Procurador João Batista de Figueiredo: jurisprudência citada em decisão monocrática foi firmada sem discussão
O Superior Tribunal de Justiça (STJ) voltará a analisar uma questão polêmica: a possibilidade de cobrança de dívida do sócio-gerente de empresa que não participava da sociedade na época em que o tributo deveria ter sido pago. A 2ª Turma da Corte decidiu aceitar um recurso da Fazenda Nacional, colocando novamente em pauta discussão sobre redirecionamento de execução fiscal, tema que já se pensava estar consolidado na Corte.
Inicialmente, o relator do caso, ministro Mauro Campbell Marques havia, em decisão monocrática, negado o recurso com base na jurisprudência do tribunal, favorável ao contribuinte. Ele alterou seu entendimento depois de a questão ser levada à 2ª Turma na semana passada e o ministro Herman Benjamin apresentar entendimento contrário. Ainda não há data determinada para o julgamento.
Os ministros irão analisar o processo que envolve um sócio-gerente que, apesar de não estar na sociedade no período em que ocorreu o fato gerador do tributo, integrava a empresa quando ocorreu a dissolução irregular. A Fazenda Nacional entende que só esse fato bastaria para a cobrança ser redirecionada a ele.
De acordo com a Súmula nº 435 do tribunal, presume-se dissolvida irregularmente uma empresa que deixa de funcionar em seu domicílio fiscal, sem comunicar o fato aos órgãos competentes, o que legitimaria o redirecionamento da execução fiscal para o sócio-gerente.
Na retificação de seu voto, Campbell afirma que não há uma unanimidade entre os precedentes da 1ª Seção – e que há decisões que consideram suficiente para o redirecionamento o exercício da gerência no momento da dissolução irregular. Anteriormente, porém, havia afirmado que “a jurisprudência do STJ encontra-se pacífica no sentido de que não é possível o redirecionamento da execução fiscal em relação a sócio que não integrava a sociedade à época dos fatos geradores”.

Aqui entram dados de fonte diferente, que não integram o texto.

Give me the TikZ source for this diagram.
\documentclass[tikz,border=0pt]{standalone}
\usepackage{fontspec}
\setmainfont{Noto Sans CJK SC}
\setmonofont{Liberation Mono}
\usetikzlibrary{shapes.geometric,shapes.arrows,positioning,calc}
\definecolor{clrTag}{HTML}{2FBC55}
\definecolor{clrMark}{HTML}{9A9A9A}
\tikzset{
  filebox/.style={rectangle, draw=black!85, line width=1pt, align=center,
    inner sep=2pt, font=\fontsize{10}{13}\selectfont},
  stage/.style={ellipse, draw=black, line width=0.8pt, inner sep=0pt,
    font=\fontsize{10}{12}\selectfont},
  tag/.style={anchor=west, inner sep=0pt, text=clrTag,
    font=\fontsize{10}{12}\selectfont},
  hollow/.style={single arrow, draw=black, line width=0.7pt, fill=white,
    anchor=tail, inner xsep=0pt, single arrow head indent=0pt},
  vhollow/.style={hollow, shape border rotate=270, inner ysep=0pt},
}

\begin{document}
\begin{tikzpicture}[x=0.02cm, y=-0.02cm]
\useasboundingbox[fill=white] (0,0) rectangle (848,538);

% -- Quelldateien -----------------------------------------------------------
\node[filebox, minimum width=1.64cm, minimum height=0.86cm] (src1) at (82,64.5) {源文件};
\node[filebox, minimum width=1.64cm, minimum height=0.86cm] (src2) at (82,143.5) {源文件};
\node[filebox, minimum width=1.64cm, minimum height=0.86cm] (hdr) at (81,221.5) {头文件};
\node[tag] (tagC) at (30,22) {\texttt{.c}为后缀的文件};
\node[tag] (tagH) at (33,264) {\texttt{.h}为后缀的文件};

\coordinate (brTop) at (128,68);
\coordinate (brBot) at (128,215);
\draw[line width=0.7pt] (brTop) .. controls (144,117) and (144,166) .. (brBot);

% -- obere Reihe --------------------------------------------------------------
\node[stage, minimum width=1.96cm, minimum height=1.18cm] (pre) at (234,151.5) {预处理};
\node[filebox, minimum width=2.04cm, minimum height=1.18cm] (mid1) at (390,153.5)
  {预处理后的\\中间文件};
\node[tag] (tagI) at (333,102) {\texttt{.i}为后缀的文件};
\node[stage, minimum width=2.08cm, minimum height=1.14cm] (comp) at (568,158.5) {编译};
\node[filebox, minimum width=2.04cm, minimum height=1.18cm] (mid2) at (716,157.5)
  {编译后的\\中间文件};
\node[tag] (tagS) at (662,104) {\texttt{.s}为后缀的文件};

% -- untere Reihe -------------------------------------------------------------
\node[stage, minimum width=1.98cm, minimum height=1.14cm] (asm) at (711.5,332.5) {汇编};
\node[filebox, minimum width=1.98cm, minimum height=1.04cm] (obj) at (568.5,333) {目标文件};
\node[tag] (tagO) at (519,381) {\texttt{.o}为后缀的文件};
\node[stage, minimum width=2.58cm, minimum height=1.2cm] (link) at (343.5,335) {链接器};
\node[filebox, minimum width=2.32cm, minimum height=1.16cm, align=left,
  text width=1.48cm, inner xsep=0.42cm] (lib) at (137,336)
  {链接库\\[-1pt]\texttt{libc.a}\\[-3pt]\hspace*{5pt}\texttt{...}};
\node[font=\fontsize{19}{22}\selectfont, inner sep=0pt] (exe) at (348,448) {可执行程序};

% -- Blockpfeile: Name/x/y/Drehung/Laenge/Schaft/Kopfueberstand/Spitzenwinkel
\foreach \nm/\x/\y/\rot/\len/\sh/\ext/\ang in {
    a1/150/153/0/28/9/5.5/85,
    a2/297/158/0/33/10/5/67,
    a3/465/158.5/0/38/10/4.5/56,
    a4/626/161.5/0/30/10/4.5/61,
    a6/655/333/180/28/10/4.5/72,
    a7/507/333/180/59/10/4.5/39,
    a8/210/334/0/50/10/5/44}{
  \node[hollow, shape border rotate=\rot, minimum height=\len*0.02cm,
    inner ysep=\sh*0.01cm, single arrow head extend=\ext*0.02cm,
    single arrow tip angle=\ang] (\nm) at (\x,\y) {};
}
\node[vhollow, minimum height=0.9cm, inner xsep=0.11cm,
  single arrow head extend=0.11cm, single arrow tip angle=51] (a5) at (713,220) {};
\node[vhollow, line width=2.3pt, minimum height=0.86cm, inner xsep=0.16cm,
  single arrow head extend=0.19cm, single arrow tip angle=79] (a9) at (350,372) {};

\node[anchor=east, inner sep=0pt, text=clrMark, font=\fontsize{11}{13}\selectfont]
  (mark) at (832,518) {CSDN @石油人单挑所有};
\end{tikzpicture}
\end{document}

Nos últimos anos, a Procuradoria-Geral da Fazenda Nacional vinha perdendo a discussão, segundo João Batista de Figueiredo, coordenador-geral da Representação Judicial da Fazenda Nacional (PGFN/CRJ). “A jurisprudência – citada na decisão monocrática do ministro Mauro Campbell Marques – foi firmada sem discussão, o que causou problemas e o ministro Herman Benjamin sugeriu uma revisão completa”, afirma Figueiredo.

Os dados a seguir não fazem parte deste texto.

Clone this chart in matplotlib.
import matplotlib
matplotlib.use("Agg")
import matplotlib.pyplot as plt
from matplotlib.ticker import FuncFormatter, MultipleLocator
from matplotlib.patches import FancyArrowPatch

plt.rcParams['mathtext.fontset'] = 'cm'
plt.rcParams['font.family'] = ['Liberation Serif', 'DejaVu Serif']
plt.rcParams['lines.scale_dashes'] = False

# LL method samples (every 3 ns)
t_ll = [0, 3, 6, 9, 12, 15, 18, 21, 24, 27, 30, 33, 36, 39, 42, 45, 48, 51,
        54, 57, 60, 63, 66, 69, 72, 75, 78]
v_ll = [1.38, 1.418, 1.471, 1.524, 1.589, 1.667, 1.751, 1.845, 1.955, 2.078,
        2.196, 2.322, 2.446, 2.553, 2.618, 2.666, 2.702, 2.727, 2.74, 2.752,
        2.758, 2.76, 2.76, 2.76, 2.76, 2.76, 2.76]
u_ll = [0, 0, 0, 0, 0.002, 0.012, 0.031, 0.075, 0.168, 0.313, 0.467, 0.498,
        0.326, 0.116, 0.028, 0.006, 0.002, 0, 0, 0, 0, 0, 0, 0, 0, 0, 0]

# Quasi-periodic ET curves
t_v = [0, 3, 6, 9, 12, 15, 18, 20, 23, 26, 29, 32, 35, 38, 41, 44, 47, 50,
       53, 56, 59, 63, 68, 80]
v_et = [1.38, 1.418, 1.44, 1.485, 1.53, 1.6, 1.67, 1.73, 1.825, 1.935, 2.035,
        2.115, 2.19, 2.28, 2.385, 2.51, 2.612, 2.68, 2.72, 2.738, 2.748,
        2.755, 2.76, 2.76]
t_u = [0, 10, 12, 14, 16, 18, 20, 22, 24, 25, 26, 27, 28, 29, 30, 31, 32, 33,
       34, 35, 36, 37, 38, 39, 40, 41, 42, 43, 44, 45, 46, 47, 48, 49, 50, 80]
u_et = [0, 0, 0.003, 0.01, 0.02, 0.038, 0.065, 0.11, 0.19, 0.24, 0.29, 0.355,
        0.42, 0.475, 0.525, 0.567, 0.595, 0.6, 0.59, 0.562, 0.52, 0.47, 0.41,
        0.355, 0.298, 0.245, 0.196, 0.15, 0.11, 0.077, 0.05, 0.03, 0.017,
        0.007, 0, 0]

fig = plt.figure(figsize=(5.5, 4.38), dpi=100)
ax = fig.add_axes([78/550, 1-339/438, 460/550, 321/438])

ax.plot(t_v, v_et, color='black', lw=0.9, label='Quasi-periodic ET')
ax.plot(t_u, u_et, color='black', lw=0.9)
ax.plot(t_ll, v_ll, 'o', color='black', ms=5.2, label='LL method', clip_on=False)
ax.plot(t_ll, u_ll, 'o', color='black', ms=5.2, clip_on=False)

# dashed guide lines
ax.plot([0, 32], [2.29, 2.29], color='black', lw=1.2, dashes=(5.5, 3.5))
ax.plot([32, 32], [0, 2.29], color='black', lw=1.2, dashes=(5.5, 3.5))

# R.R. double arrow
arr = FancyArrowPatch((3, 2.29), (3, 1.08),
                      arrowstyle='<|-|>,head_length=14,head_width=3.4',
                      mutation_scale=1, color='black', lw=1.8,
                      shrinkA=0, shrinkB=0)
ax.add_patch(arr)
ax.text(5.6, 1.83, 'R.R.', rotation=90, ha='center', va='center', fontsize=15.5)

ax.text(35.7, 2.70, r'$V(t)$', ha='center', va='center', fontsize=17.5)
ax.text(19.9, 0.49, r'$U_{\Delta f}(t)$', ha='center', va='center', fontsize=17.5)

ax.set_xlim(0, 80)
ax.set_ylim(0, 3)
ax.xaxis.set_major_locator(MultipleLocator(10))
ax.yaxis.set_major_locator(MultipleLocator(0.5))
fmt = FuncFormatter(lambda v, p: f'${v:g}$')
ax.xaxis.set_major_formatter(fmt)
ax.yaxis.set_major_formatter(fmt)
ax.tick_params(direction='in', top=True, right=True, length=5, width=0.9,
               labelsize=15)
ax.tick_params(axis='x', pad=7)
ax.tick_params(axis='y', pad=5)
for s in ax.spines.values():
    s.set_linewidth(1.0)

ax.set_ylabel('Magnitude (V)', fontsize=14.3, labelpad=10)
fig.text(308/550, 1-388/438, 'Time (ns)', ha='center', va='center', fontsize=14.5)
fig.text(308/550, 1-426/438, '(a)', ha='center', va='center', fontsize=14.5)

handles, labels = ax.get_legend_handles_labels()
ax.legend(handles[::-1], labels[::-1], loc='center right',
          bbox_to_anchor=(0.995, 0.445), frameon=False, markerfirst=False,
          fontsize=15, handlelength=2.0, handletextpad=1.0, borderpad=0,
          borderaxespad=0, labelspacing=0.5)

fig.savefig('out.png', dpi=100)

A empresa que terá seu processo julgado pelos ministros da 2ª Turma do STJ está sem representação nos autos do processo e seus representantes não foram localizados pela reportagem até o fechamento da edição.
“A sustentação dos advogados vai ser fundamental nesse caso. Penso que se os ministros tivessem uma posição consolidada teriam naquele momento julgado o mérito”, afirma Emmanuel Biar, sócio da área tributária do escritório Veirano Advogados.
O advogado diz acreditar que o processo poderá ser julgado como recurso repetitivo. “Mesmo que não seja, será um precedente importante, que poderá ajudar a consolidar o entendimento dos tribunais”, afirma Biar.
De acordo com ele, é comum a mudança de sócios nas empresas, tendo em vista o tempo que o Fisco demora para lavrar as autuações fiscais. “Se pensarmos que o Fisco demora de cinco a dez anos entre a lavratura do auto de infração e a propositura da execução fiscal, é normal haver alguma alteração no quadro societário”, diz.
Além de alargar as hipóteses de redirecionamento em casos de dissolução irregular, uma decisão favorável ao entendimento da Fazenda Nacional poderá abrir um precedente perigoso, segundo Yun Ki Lee, sócio do Lee, Brock e Camargo Advogados. “Haveria a possibilidade de validar de vez o entendimento do Fisco favorável ao redirecionamento de execução fiscal contra sócios com poderes de gerência que ingressaram na sociedade após o fato gerador de tributos executados nas hipóteses de atos praticados com infração à lei ou com excesso de poderes”, afirma Lee.
A decisão da 2ª Turma, segundo Francisco Carlos Rosas Giardina, do Bichara Advogados, mostra que “o assunto não está tão pacífico quanto se imaginava”. “Se fosse só reafirmação de jurisprudência, prevaleceria a posição do ministro Mauro Campbell Marques”, diz.